The details of the US monetary policy, although scrupulously dissected by the professional classes, is rarely a subject of political rancor, much else for dramatically different interpretations of its expected effects by the political parties. The one exception was the period after Obama’s election. While several expected policy actions-including quantitative easing operations undertaken by the US central bank-were viewed by the economic profession as largely consistent with what was understood at the time, there was an exceptionally wide partisan divide in their interpretation by the political parties. Republican commentators were prognosticating “hyperinflation” as a result of these policies and the subsequent debasement of the dollar, while the Democratic ones were either muted in their response or offered a defense for these policies.

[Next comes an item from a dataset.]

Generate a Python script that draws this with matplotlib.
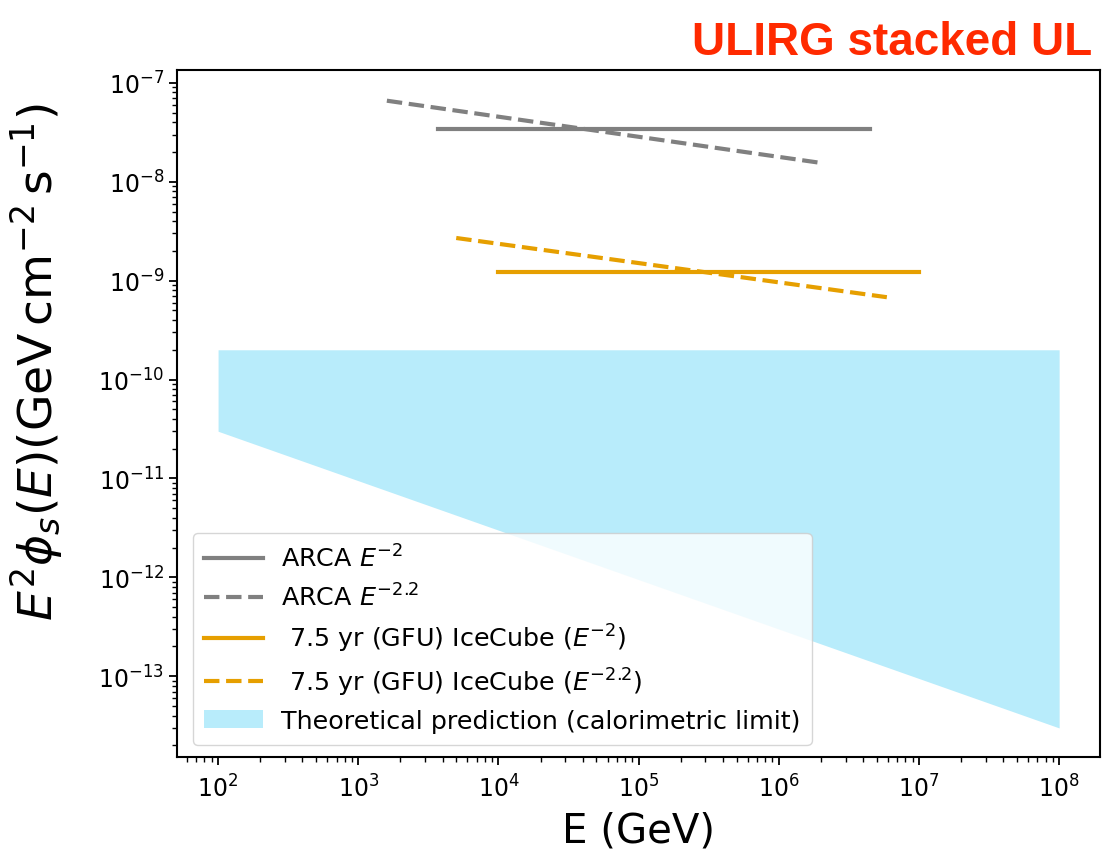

Rational managers seeking to maximize their funds’ returns would ignore these prognostications in their allocation decisions (Fama 1970; Fama 2014). One should not expect to observe a difference of decisions by rational agents based on their own political preference. Yet, we have observed differences in funds’ performance depending on the political preferences by the managers. These differences became salient during the period of intense partisan discussions about the central bank’s policy, but not in any other periods.

We identified political preferences by the managers by their political contributions. Although it may be argued that they were attempting to buy policy or contributed for other reasons, the relatively small amounts of the contributions make expressing partisan preference the more likely explanation for contributing. It may also be argued that, although the fund managers have common professional political interests, the diversity of the contribution represents a diversity of political preferences.

Figure 1 presents three-month moving average returns of hedge funds by managers’ partisan affiliation for the period 2004-2014 (left graph) and augmented for the period 2009-2011 (right graph). The correlation between managers’ performance by partisan affiliation is strong (both plots are almost identical) for all periods, but the plots diverve at the beginning of 2009.

Political Cognitive Biases, Money Managers Performance

Upon closer inspection using monthly regressions, we find that the Democratic managers outperformed the Republican managers from December 2008 to September 2009 by approximately 7 percentage points annualized return, which conversely is a high price paid by Republican managers and their clients to maintain a consistency of beliefs.

The paper proceeds as follows: In sections 2-4, we describe the data collection and matching, identification strategy, and main results. In section 5, we sketch a behavioral framework and narrative explanatory to our results. In section 6, we perform a series of robustness checks, including placebo time windows and randomized partisan affiliation. Section 7 discusses (and weakens) the possible alternative explanations of our results. Section 8 concludes and draws policy recommendations.